**The problem:**
Quote each line of the material verbatim, without the pictures.

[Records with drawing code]
_ _ _ _ _ _ _
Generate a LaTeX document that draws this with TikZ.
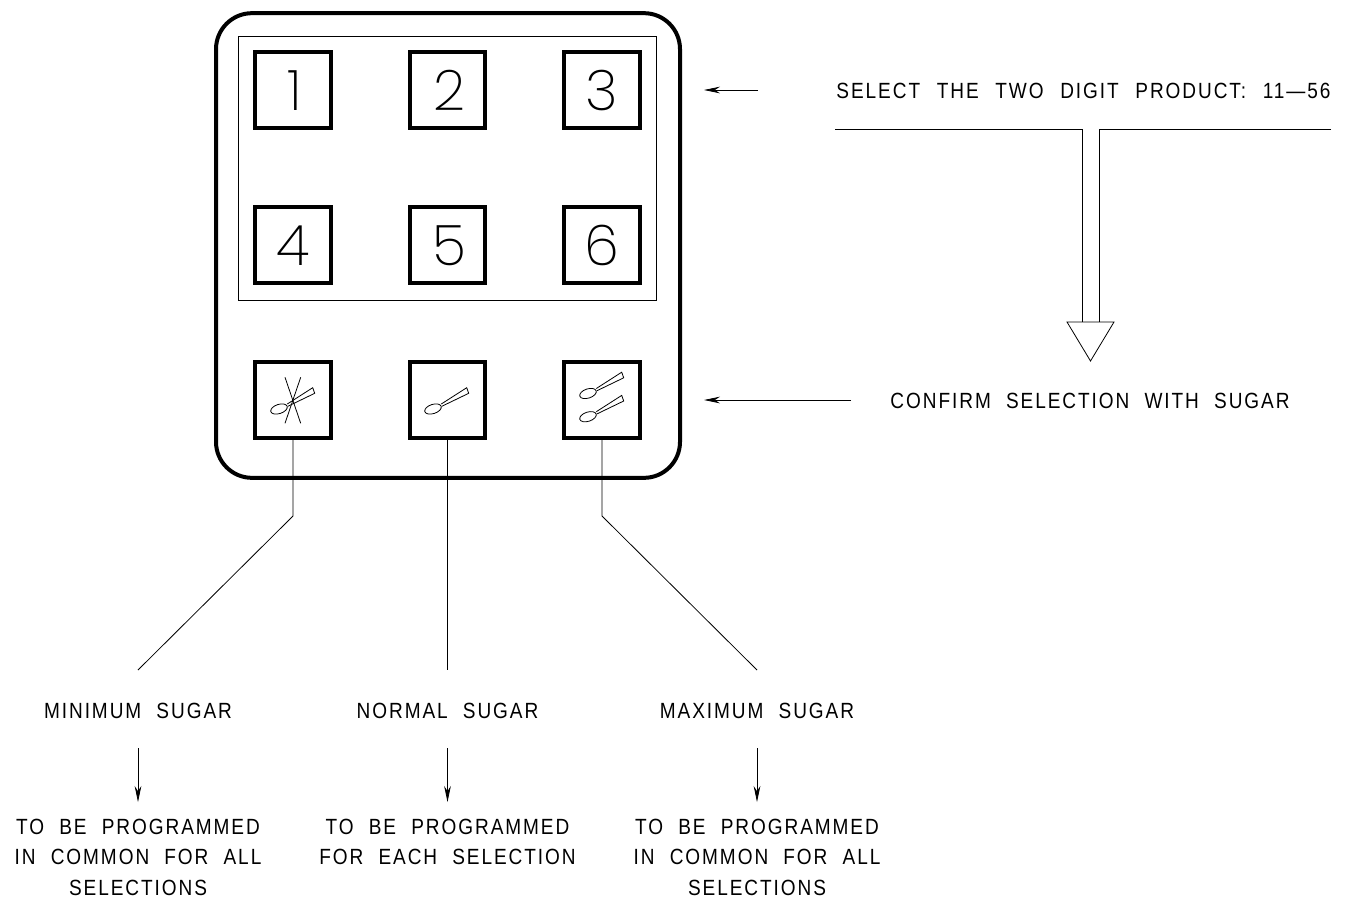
\documentclass[tikz,border=0pt]{standalone}
\usepackage{fontspec}
\setmainfont{Liberation Sans}
\newfontfamily\lblfont[LetterSpace=8.8,WordSpace=2.1,FakeStretch=0.865]{Liberation Sans}
\newfontfamily\digfont{Poppins ExtraLight}
\newcommand\wgap{\ \kern1.1pt}
\usetikzlibrary{arrows.meta}
\tikzset{
  keybox/.style={draw=black,line width=3pt,minimum size=56.5pt,inner sep=0pt,fill=white},
  digit/.style={font=\digfont\fontsize{42}{42}\selectfont},
  lbl/.style={font=\lblfont\fontsize{16.5}{23.1}\selectfont,align=center,inner sep=0pt,text=black},
  thinline/.style={line width=0.6pt,draw=black},
  arr/.style={thinline,-{Stealth[length=12pt,width=5pt]}},
  spoonline/.style={line width=0.6pt,draw=black},
  pics/spoon/.style={code={
    \draw[spoonline,rotate=18] (0,0) ellipse (8.6 and 4.6);
    \draw[spoonline] (8.3,-5) -- (33.7,-21.3) -- (35.7,-15.7) -- (9,-2.8);
  }}
}
\begin{document}
\begin{tikzpicture}[x=0.75pt,y=-0.75pt]
\useasboundingbox (0,0) rectangle (1348,900);
\fill[white] (0,0) rectangle (1348,900);
% panel
\node[draw=black,line width=3pt,rounded corners=27pt,minimum width=348pt,minimum height=348.5pt,inner sep=0pt] (panel) at (448,245.5) {};
\node[thinline,draw,minimum width=314pt,minimum height=198pt,inner sep=0pt] (inner) at (447.5,168) {};
% keys
\node[keybox] (k1) at (293,90) {}; \node[digit] (d-1) at (295,90.5) {1};
\node[keybox] (k2) at (447.5,90) {}; \node[digit] (d-2) at (449,90.5) {2};
\node[keybox] (k3) at (602,90) {}; \node[digit] (d-3) at (602,90.5) {3};
\node[keybox] (k4) at (293,245) {}; \node[digit] (d-4) at (293,245.5) {4};
\node[keybox] (k5) at (447.5,245) {}; \node[digit] (d-5) at (449,245.5) {5};
\node[keybox] (k6) at (602,245) {}; \node[digit] (d-6) at (602,245.5) {6};
\node[keybox] (smin) at (293,400) {};
\node[keybox] (snor) at (447.5,400) {};
\node[keybox] (smax) at (602,400) {};
% spoons
\pic at (279,409) {spoon};
\draw[spoonline] (285,377.3) -- (300.7,423.3);
\draw[spoonline] (300.7,377.3) -- (285,423.3);
\pic at (433,409) {spoon};
\pic at (588,393.5) {spoon};
\pic at (588,416.7) {spoon};
% top right
\node[lbl] (sel) at (1083.5,90.5) {SELECT\wgap THE\wgap TWO\wgap DIGIT\wgap PRODUCT:\wgap 11—56};
\node[lbl] (conf) at (1090,400.5) {CONFIRM SELECTION WITH SUGAR};
\coordinate (a1) at (758,90);
\coordinate (a1e) at (704,90);
\coordinate (a2) at (851,400);
\coordinate (a2e) at (704,400);
\draw[arr] (a1) -- (a1e);
\coordinate (ta) at (835,129);
\coordinate (tb) at (1082,129);
\coordinate (tc) at (1082,322);
\coordinate (td) at (1331,129);
\coordinate (te) at (1099,129);
\coordinate (tf) at (1099,322);
\draw[thinline] (ta) -- (tb) -- (tc);
\draw[thinline] (td) -- (te) -- (tf);
\coordinate (t1) at (1067,322);
\coordinate (t2) at (1114,322);
\coordinate (t3) at (1090.5,361);
\draw[thinline] (t1) -- (t2) -- (t3) -- cycle;
\draw[arr] (a2) -- (a2e);
% lower
\node[lbl] (l1) at (138,710.5) {MINIMUM SUGAR};
\node[lbl] (l2) at (447.5,710.5) {NORMAL SUGAR};
\node[lbl] (l3) at (757,710.5) {MAXIMUM SUGAR};
\coordinate (m1) at (293,516);
\coordinate (e1) at (138,670);
\coordinate (e2) at (447.5,670);
\coordinate (m3) at (602,516);
\coordinate (e3) at (757,670);
\draw[thinline] (smin.south) -- (m1) -- (e1);
\draw[thinline] (snor.south) -- (e2);
\draw[thinline] (smax.south) -- (m3) -- (e3);
\node[lbl,anchor=north] (b1) at (138,818.5) {TO BE PROGRAMMED\\IN COMMON FOR ALL\\SELECTIONS};
\node[lbl,anchor=north] (b2) at (447.5,818.5) {TO BE PROGRAMMED\\FOR EACH SELECTION};
\node[lbl,anchor=north] (b3) at (757,818.5) {TO BE PROGRAMMED\\IN COMMON FOR ALL\\SELECTIONS};
\coordinate (d1) at (138,748); \coordinate (f1) at (138,802);
\coordinate (d2) at (447.5,748); \coordinate (f2) at (447.5,802);
\coordinate (d3) at (757,748); \coordinate (f3) at (757,802);
\draw[arr] (d1) -- (f1);
\draw[arr] (d2) -- (f2);
\draw[arr] (d3) -- (f3);
\end{tikzpicture}
\end{document}
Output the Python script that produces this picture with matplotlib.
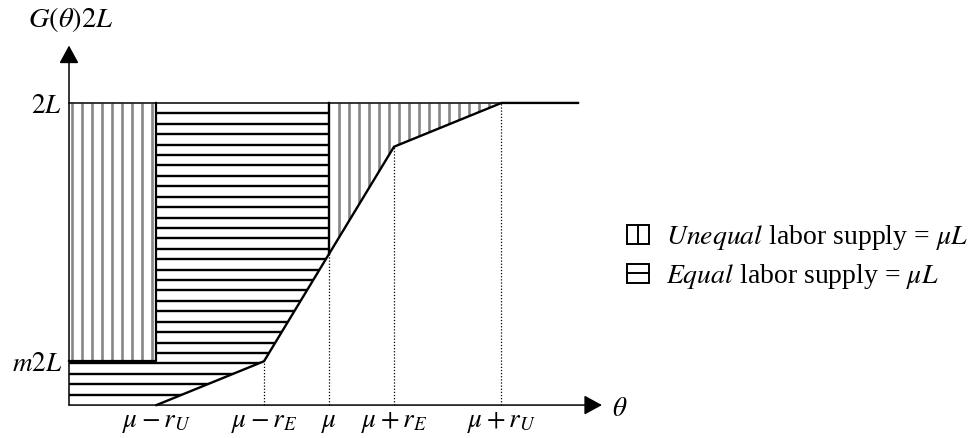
_ _ _ _ _ _ _
**Answer to this task:**
Generate a LaTeX document that draws this with TikZ.
\documentclass[tikz,border=0pt]{standalone}
\usepackage{fontspec}
\setmainfont{Liberation Sans}
\newfontfamily\lblfont[LetterSpace=8.8,WordSpace=2.1,FakeStretch=0.865]{Liberation Sans}
\newfontfamily\digfont{Poppins ExtraLight}
\newcommand\wgap{\ \kern1.1pt}
\usetikzlibrary{arrows.meta}
\tikzset{
  keybox/.style={draw=black,line width=3pt,minimum size=56.5pt,inner sep=0pt,fill=white},
  digit/.style={font=\digfont\fontsize{42}{42}\selectfont},
  lbl/.style={font=\lblfont\fontsize{16.5}{23.1}\selectfont,align=center,inner sep=0pt,text=black},
  thinline/.style={line width=0.6pt,draw=black},
  arr/.style={thinline,-{Stealth[length=12pt,width=5pt]}},
  spoonline/.style={line width=0.6pt,draw=black},
  pics/spoon/.style={code={
    \draw[spoonline,rotate=18] (0,0) ellipse (8.6 and 4.6);
    \draw[spoonline] (8.3,-5) -- (33.7,-21.3) -- (35.7,-15.7) -- (9,-2.8);
  }}
}
\begin{document}
\begin{tikzpicture}[x=0.75pt,y=-0.75pt]
\useasboundingbox (0,0) rectangle (1348,900);
\fill[white] (0,0) rectangle (1348,900);
% panel
\node[draw=black,line width=3pt,rounded corners=27pt,minimum width=348pt,minimum height=348.5pt,inner sep=0pt] (panel) at (448,245.5) {};
\node[thinline,draw,minimum width=314pt,minimum height=198pt,inner sep=0pt] (inner) at (447.5,168) {};
% keys
\node[keybox] (k1) at (293,90) {}; \node[digit] (d-1) at (295,90.5) {1};
\node[keybox] (k2) at (447.5,90) {}; \node[digit] (d-2) at (449,90.5) {2};
\node[keybox] (k3) at (602,90) {}; \node[digit] (d-3) at (602,90.5) {3};
\node[keybox] (k4) at (293,245) {}; \node[digit] (d-4) at (293,245.5) {4};
\node[keybox] (k5) at (447.5,245) {}; \node[digit] (d-5) at (449,245.5) {5};
\node[keybox] (k6) at (602,245) {}; \node[digit] (d-6) at (602,245.5) {6};
\node[keybox] (smin) at (293,400) {};
\node[keybox] (snor) at (447.5,400) {};
\node[keybox] (smax) at (602,400) {};
% spoons
\pic at (279,409) {spoon};
\draw[spoonline] (285,377.3) -- (300.7,423.3);
\draw[spoonline] (300.7,377.3) -- (285,423.3);
\pic at (433,409) {spoon};
\pic at (588,393.5) {spoon};
\pic at (588,416.7) {spoon};
% top right
\node[lbl] (sel) at (1083.5,90.5) {SELECT\wgap THE\wgap TWO\wgap DIGIT\wgap PRODUCT:\wgap 11—56};
\node[lbl] (conf) at (1090,400.5) {CONFIRM SELECTION WITH SUGAR};
\coordinate (a1) at (758,90);
\coordinate (a1e) at (704,90);
\coordinate (a2) at (851,400);
\coordinate (a2e) at (704,400);
\draw[arr] (a1) -- (a1e);
\coordinate (ta) at (835,129);
\coordinate (tb) at (1082,129);
\coordinate (tc) at (1082,322);
\coordinate (td) at (1331,129);
\coordinate (te) at (1099,129);
\coordinate (tf) at (1099,322);
\draw[thinline] (ta) -- (tb) -- (tc);
\draw[thinline] (td) -- (te) -- (tf);
\coordinate (t1) at (1067,322);
\coordinate (t2) at (1114,322);
\coordinate (t3) at (1090.5,361);
\draw[thinline] (t1) -- (t2) -- (t3) -- cycle;
\draw[arr] (a2) -- (a2e);
% lower
\node[lbl] (l1) at (138,710.5) {MINIMUM SUGAR};
\node[lbl] (l2) at (447.5,710.5) {NORMAL SUGAR};
\node[lbl] (l3) at (757,710.5) {MAXIMUM SUGAR};
\coordinate (m1) at (293,516);
\coordinate (e1) at (138,670);
\coordinate (e2) at (447.5,670);
\coordinate (m3) at (602,516);
\coordinate (e3) at (757,670);
\draw[thinline] (smin.south) -- (m1) -- (e1);
\draw[thinline] (snor.south) -- (e2);
\draw[thinline] (smax.south) -- (m3) -- (e3);
\node[lbl,anchor=north] (b1) at (138,818.5) {TO BE PROGRAMMED\\IN COMMON FOR ALL\\SELECTIONS};
\node[lbl,anchor=north] (b2) at (447.5,818.5) {TO BE PROGRAMMED\\FOR EACH SELECTION};
\node[lbl,anchor=north] (b3) at (757,818.5) {TO BE PROGRAMMED\\IN COMMON FOR ALL\\SELECTIONS};
\coordinate (d1) at (138,748); \coordinate (f1) at (138,802);
\coordinate (d2) at (447.5,748); \coordinate (f2) at (447.5,802);
\coordinate (d3) at (757,748); \coordinate (f3) at (757,802);
\draw[arr] (d1) -- (f1);
\draw[arr] (d2) -- (f2);
\draw[arr] (d3) -- (f3);
\end{tikzpicture}
\end{document}
Output the Python script that produces this picture with matplotlib.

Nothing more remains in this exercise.